**Task statement**:
Produce an exact transcription of the listing below, omitting the pictures.

○ ○ ○ ○ ○

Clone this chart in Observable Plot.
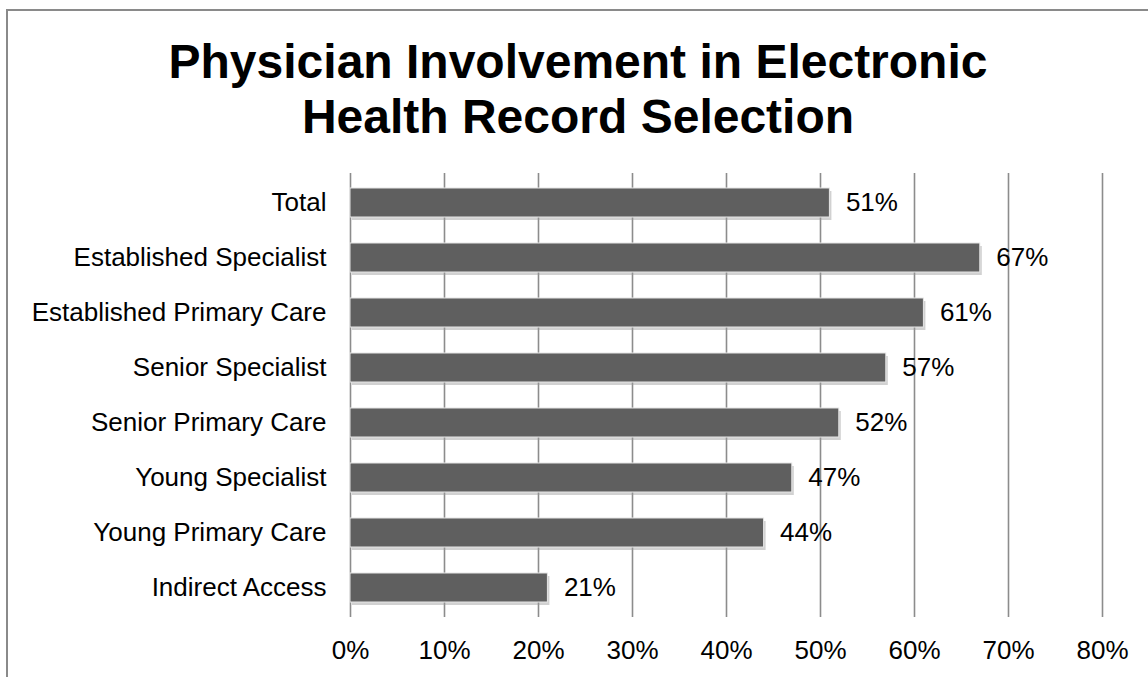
<!DOCTYPE html>
<html>
<head>
<meta charset="utf-8">
<script src="https://cdn.jsdelivr.net/npm/d3@7"></script>
<script src="https://cdn.jsdelivr.net/npm/@observablehq/plot@0.6"></script>
<style>
  html, body { margin: 0; padding: 0; background: #fff; }
  body { width: 1148px; height: 677px; overflow: hidden; position: relative; font-family: "Liberation Sans", Arial, sans-serif; }
  #frame { position: absolute; left: 6px; top: 9px; width: 1200px; height: 700px; border-left: 2px solid #8a8a8a; border-top: 2px solid #8a8a8a; pointer-events: none; }
  #title { height: 160px; box-sizing: border-box; padding-top: 34px; text-align: center; font-weight: bold; font-size: 48px; line-height: 55px; color: #000; padding-left: 8px; }
  #chart svg { display: block; }
</style>
</head>
<body>
<div id="frame"></div>
<div id="title">Physician Involvement in Electronic<br>Health Record Selection</div>
<div id="chart"></div>
<script>
const categories = ["Total", "Established Specialist", "Established Primary Care", "Senior Specialist", "Senior Primary Care", "Young Specialist", "Young Primary Care", "Indirect Access"];
const values = [0.51, 0.67, 0.61, 0.57, 0.52, 0.47, 0.44, 0.21];
const xTicks = [0, 0.1, 0.2, 0.3, 0.4, 0.5, 0.6, 0.7, 0.8];

const data = categories.map((c, i) => ({category: c, value: values[i]}));

const chart = Plot.plot({
  width: 1148,
  height: 517,
  marginLeft: 350,
  marginRight: 46,
  marginTop: 13,
  marginBottom: 60,
  style: {fontFamily: '"Liberation Sans", Arial, sans-serif', fontSize: "26px", color: "#000", background: "transparent"},
  x: {domain: [0, 0.8], ticks: xTicks, tickFormat: d3.format(".0%"), label: null},
  y: {domain: categories, paddingInner: 0.47, paddingOuter: 0.225, label: null},
  marks: [
    Plot.ruleX(xTicks, {stroke: "#8c8c8c", strokeWidth: 1.6}),
    Plot.barX(data, {y: "category", x: "value", fill: "#9a9a9a", fillOpacity: 0.45, dx: 2, dy: 3}),
    Plot.barX(data, {y: "category", x: "value", fill: "#5f5f5f", stroke: "#e6e6e6", strokeWidth: 1}),
    Plot.text(data, {y: "category", x: "value", text: d => Math.round(d.value * 100) + "%", textAnchor: "start", dx: 16, fill: "#000", fontSize: 26}),
    Plot.axisX({ticks: xTicks, tickFormat: d3.format(".0%"), tickSize: 0, tickPadding: 23, label: null, fontSize: 26}),
    Plot.axisY({tickSize: 0, tickPadding: 24, label: null, fontSize: 26})
  ]
});
document.getElementById("chart").appendChild(chart);
</script>
</body>
</html>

○ ○ ○ ○ ○

**Problem solution**:
Clone this chart in Observable Plot.
<!DOCTYPE html>
<html>
<head>
<meta charset="utf-8">
<script src="https://cdn.jsdelivr.net/npm/d3@7"></script>
<script src="https://cdn.jsdelivr.net/npm/@observablehq/plot@0.6"></script>
<style>
  html, body { margin: 0; padding: 0; background: #fff; }
  body { width: 1148px; height: 677px; overflow: hidden; position: relative; font-family: "Liberation Sans", Arial, sans-serif; }
  #frame { position: absolute; left: 6px; top: 9px; width: 1200px; height: 700px; border-left: 2px solid #8a8a8a; border-top: 2px solid #8a8a8a; pointer-events: none; }
  #title { height: 160px; box-sizing: border-box; padding-top: 34px; text-align: center; font-weight: bold; font-size: 48px; line-height: 55px; color: #000; padding-left: 8px; }
  #chart svg { display: block; }
</style>
</head>
<body>
<div id="frame"></div>
<div id="title">Physician Involvement in Electronic<br>Health Record Selection</div>
<div id="chart"></div>
<script>
const categories = ["Total", "Established Specialist", "Established Primary Care", "Senior Specialist", "Senior Primary Care", "Young Specialist", "Young Primary Care", "Indirect Access"];
const values = [0.51, 0.67, 0.61, 0.57, 0.52, 0.47, 0.44, 0.21];
const xTicks = [0, 0.1, 0.2, 0.3, 0.4, 0.5, 0.6, 0.7, 0.8];

const data = categories.map((c, i) => ({category: c, value: values[i]}));

const chart = Plot.plot({
  width: 1148,
  height: 517,
  marginLeft: 350,
  marginRight: 46,
  marginTop: 13,
  marginBottom: 60,
  style: {fontFamily: '"Liberation Sans", Arial, sans-serif', fontSize: "26px", color: "#000", background: "transparent"},
  x: {domain: [0, 0.8], ticks: xTicks, tickFormat: d3.format(".0%"), label: null},
  y: {domain: categories, paddingInner: 0.47, paddingOuter: 0.225, label: null},
  marks: [
    Plot.ruleX(xTicks, {stroke: "#8c8c8c", strokeWidth: 1.6}),
    Plot.barX(data, {y: "category", x: "value", fill: "#9a9a9a", fillOpacity: 0.45, dx: 2, dy: 3}),
    Plot.barX(data, {y: "category", x: "value", fill: "#5f5f5f", stroke: "#e6e6e6", strokeWidth: 1}),
    Plot.text(data, {y: "category", x: "value", text: d => Math.round(d.value * 100) + "%", textAnchor: "start", dx: 16, fill: "#000", fontSize: 26}),
    Plot.axisX({ticks: xTicks, tickFormat: d3.format(".0%"), tickSize: 0, tickPadding: 23, label: null, fontSize: 26}),
    Plot.axisY({tickSize: 0, tickPadding: 24, label: null, fontSize: 26})
  ]
});
document.getElementById("chart").appendChild(chart);
</script>
</body>
</html>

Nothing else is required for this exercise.